Unlike undesignated intercluster connectivity between clusters in their respective default IPspaces, designated intercluster connectivity uses a non-default IPspace to contain the interactions that a cluster has with its peer. Understanding how connectivity differs helps you decide if you want to use designated intercluster connectivity.

Undesignated intercluster connectivity operates within the default IPspaces of the clusters. Because of the pair-wise full-mesh connectivity requirement within an IPspace, all of the intercluster LIFs of the two clusters in the cluster peer relationship must be able to connect to each other. This connectivity requirement does not allow separation of connectivity that storage service providers might need. You would have to introduce hardware, such as a router, into the network to separate intercluster connectivity between clusters.

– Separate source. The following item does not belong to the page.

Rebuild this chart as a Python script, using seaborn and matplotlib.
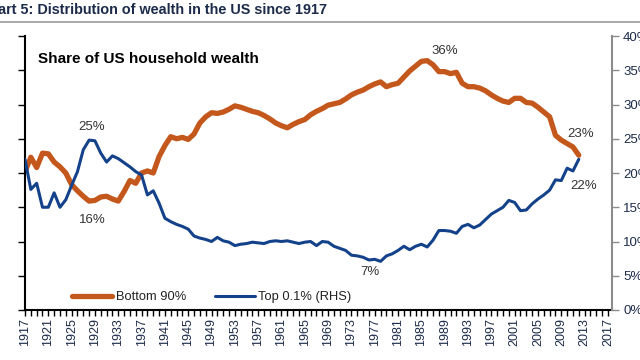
import matplotlib
matplotlib.use("Agg")
import matplotlib.pyplot as plt
from matplotlib.lines import Line2D
from matplotlib.ticker import FixedLocator, MultipleLocator, PercentFormatter
import pandas as pd
import seaborn as sns

# share of US household wealth (1917-2012)
years = list(range(1917, 2013))

bottom_90 = [
    20.2, 22.3, 20.8, 22.9, 22.8, 21.6, 20.9, 20.0, 18.3, 17.4,
    16.6, 15.9, 16.0, 16.5, 16.6, 16.2, 15.9, 17.3, 18.9, 18.5,
    20.0, 20.3, 20.0, 22.4, 24.0, 25.3, 25.0, 25.2, 24.9, 25.7,
    27.3, 28.2, 28.8, 28.7, 28.9, 29.3, 29.8, 29.6, 29.3, 29.0,
    28.8, 28.4, 27.9, 27.3, 26.9, 26.6, 27.1, 27.5, 27.8, 28.5,
    29.0, 29.4, 29.9, 30.1, 30.3, 30.8, 31.4, 31.8, 32.1, 32.6,
    33.0, 33.3, 32.6, 32.9, 33.1, 34.0, 34.9, 35.6, 36.3, 36.4,
    35.8, 34.8, 34.8, 34.5, 34.7, 33.1, 32.6, 32.6, 32.4, 32.0,
    31.4, 30.9, 30.5, 30.3, 30.9, 30.9, 30.3, 30.2, 29.6, 28.9,
    28.2, 25.5, 24.8, 24.3, 23.8, 22.6,
]

top_01 = [
    22.0, 17.6, 18.5, 15.0, 15.0, 17.1, 15.0, 16.1, 18.2, 20.2,
    23.4, 24.8, 24.7, 22.9, 21.6, 22.5, 22.1, 21.5, 20.9, 20.2,
    19.7, 16.8, 17.4, 15.6, 13.4, 12.9, 12.5, 12.2, 11.8, 10.8,
    10.5, 10.3, 10.0, 10.6, 10.1, 9.9, 9.4, 9.6, 9.7, 9.9,
    9.8, 9.7, 10.0, 10.1, 10.0, 10.1, 9.9, 9.7, 9.9, 10.0,
    9.4, 10.0, 9.9, 9.3, 9.0, 8.7, 8.0, 7.9, 7.7, 7.3,
    7.4, 7.1, 7.9, 8.2, 8.7, 9.3, 8.8, 9.3, 9.6, 9.2,
    10.2, 11.6, 11.6, 11.5, 11.2, 12.2, 12.5, 12.0, 12.4, 13.2,
    14.0, 14.5, 15.0, 16.0, 15.7, 14.5, 14.6, 15.5, 16.2, 16.8,
    17.5, 19.0, 18.9, 20.7, 20.3, 22.0,
]

year_ticks = list(range(1917, 2018, 4))
pct_ticks = [0, 5, 10, 15, 20, 25, 30, 35, 40]

# (label, year, value) for the point labels
callouts = [
    ("25%", 1928.5, 26.7),
    ("16%", 1928.5, 13.1),
    ("36%", 1989.0, 37.8),
    ("23%", 2012.3, 25.7),
    ("22%", 2012.9, 18.1),
    ("7%", 1976.2, 5.5),
]

ORANGE = "#C4571B"
BLUE = "#14428A"
NAVY = "#1C2B4A"

df = pd.DataFrame({"year": years, "bottom_90": bottom_90, "top_01": top_01})

sns.set_style("white")
plt.rcParams["font.family"] = ["Liberation Sans", "DejaVu Sans"]

fig = plt.figure(figsize=(6.4, 3.6), dpi=100)
ax = fig.add_axes([25 / 640, 1 - 310 / 360, 587 / 640, 274 / 360])
ax2 = ax.twinx()

sns.lineplot(data=df, x="year", y="bottom_90", ax=ax, color=ORANGE,
             linewidth=3.8, legend=False)
sns.lineplot(data=df, x="year", y="top_01", ax=ax2, color=BLUE,
             linewidth=2.2, legend=False)

for a in (ax, ax2):
    a.set_xlim(1917, 2017.7)
    a.set_ylim(0, 40)
    a.set_xlabel("")
    a.set_ylabel("")
    a.yaxis.set_major_locator(FixedLocator(pct_ticks))
    a.yaxis.set_major_formatter(PercentFormatter(decimals=0))
    a.spines["top"].set_visible(False)

ax.spines["right"].set_visible(False)
ax2.spines["left"].set_visible(False)
ax2.spines["bottom"].set_visible(False)
ax2.spines["right"].set_color("#8C8C8C")
ax2.spines["right"].set_linewidth(1.5)
for side in ("left", "bottom"):
    ax.spines[side].set_color("black")
    ax.spines[side].set_linewidth(1.5)

ax.xaxis.set_major_locator(FixedLocator(year_ticks))
ax.xaxis.set_minor_locator(MultipleLocator(1))
ax.tick_params(axis="x", which="both", direction="out", length=4, width=1,
               color="black", bottom=True, labelsize=9, labelcolor=NAVY,
               labelrotation=90, pad=2)
ax.tick_params(axis="y", direction="out", length=5, width=1, color="black",
               left=True, labelsize=9.5, labelcolor=NAVY, pad=15)
ax2.tick_params(axis="y", direction="out", length=5, width=1,
                color="#8C8C8C", right=True, labelsize=9.5,
                labelcolor=NAVY, pad=3)

for text, x, y in callouts:
    ax.text(x, y, text, ha="center", va="center", fontsize=9.5, color="#333333")

ax.text(0.022, 0.915, "Share of US household wealth", transform=ax.transAxes,
        fontsize=11, fontweight="bold", color="black", ha="left",
        va="center")

handles = [
    Line2D([], [], color=ORANGE, linewidth=3.8),
    Line2D([], [], color=BLUE, linewidth=2.2),
]
ax2.legend(handles, ["Bottom 90%", "Top 0.1% (RHS)"], loc="center left",
           bbox_to_anchor=(0.08, 0.047), ncol=2, frameon=False,
           fontsize=9.3, handlelength=3.1, handletextpad=0.3,
           columnspacing=2.2, borderpad=0, borderaxespad=0,
           labelcolor="#222222")

fig.text(-0.033, 0.972, "Chart 5: Distribution of wealth in the US since 1917",
         ha="left", va="center", fontsize=10.4, fontweight="bold", color=NAVY)
fig.add_artist(Line2D([0, 1], [1 - 22 / 360, 1 - 22 / 360], color="#9A9A9A",
                      linewidth=1.2, transform=fig.transFigure))

fig.savefig("out.png", dpi=100)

Designated intercluster connectivity operates within a specified non-default IPspace on at least one of the clusters in the peer relationship. The requirement of pair-wise full-mesh connectivity still exists, but the connectivity is within the IPspace that each cluster defines for the peering relationship and not across IPspaces. This keeps the intercluster connectivity isolated from different IPspaces that a cluster might have with other peers and also reduces the scope of the full-mesh connectivity requirement. In this way, a storage service provider can control the intercluster connectivity separation that might be needed.

As an example, you want Cluster A to have a peering relationship with two other clusters, Cluster B and Cluster C. Additionally, you want the connectivity between Cluster A and Cluster B to be separate from the connectivity between Cluster A and Cluster C. To do this, you can create two IPspaces on Cluster A. The first IPspace, called ipspaceAB, will contain the intercluster LIFs of Cluster A that you want to use to communicate with Cluster B. Likewise, the second IPspace, called ipspaceAC, will contain the intercluster LIFs of Cluster A that you want to use to communicate with Cluster C.

The intercluster LIFs on Cluster B and Cluster C are contained in the default IPspaces of their respective clusters. It is not a requirement that these intercluster LIFs be in the default IPspace. These intercluster LIFs can be in the default IPspace or in their own designated IPspaces.

For the peering relationship between Cluster A, Cluster B, and Cluster C, Cluster A would use only those LIFs in IPspace ipspaceAB to communicate with Cluster B, and only those LIFs in IPspace ipspaceAC to communicate with Cluster C. There is no requirement that intercluster LIFs in Cluster B communicate with any other intercluster LIFs on Cluster A other than those in IPspace ipspaceAB, and no requirement that intercluster LIFs in Cluster C communicate with any other intercluster LIFs on Cluster A other than those in IPspace ipspaceAC.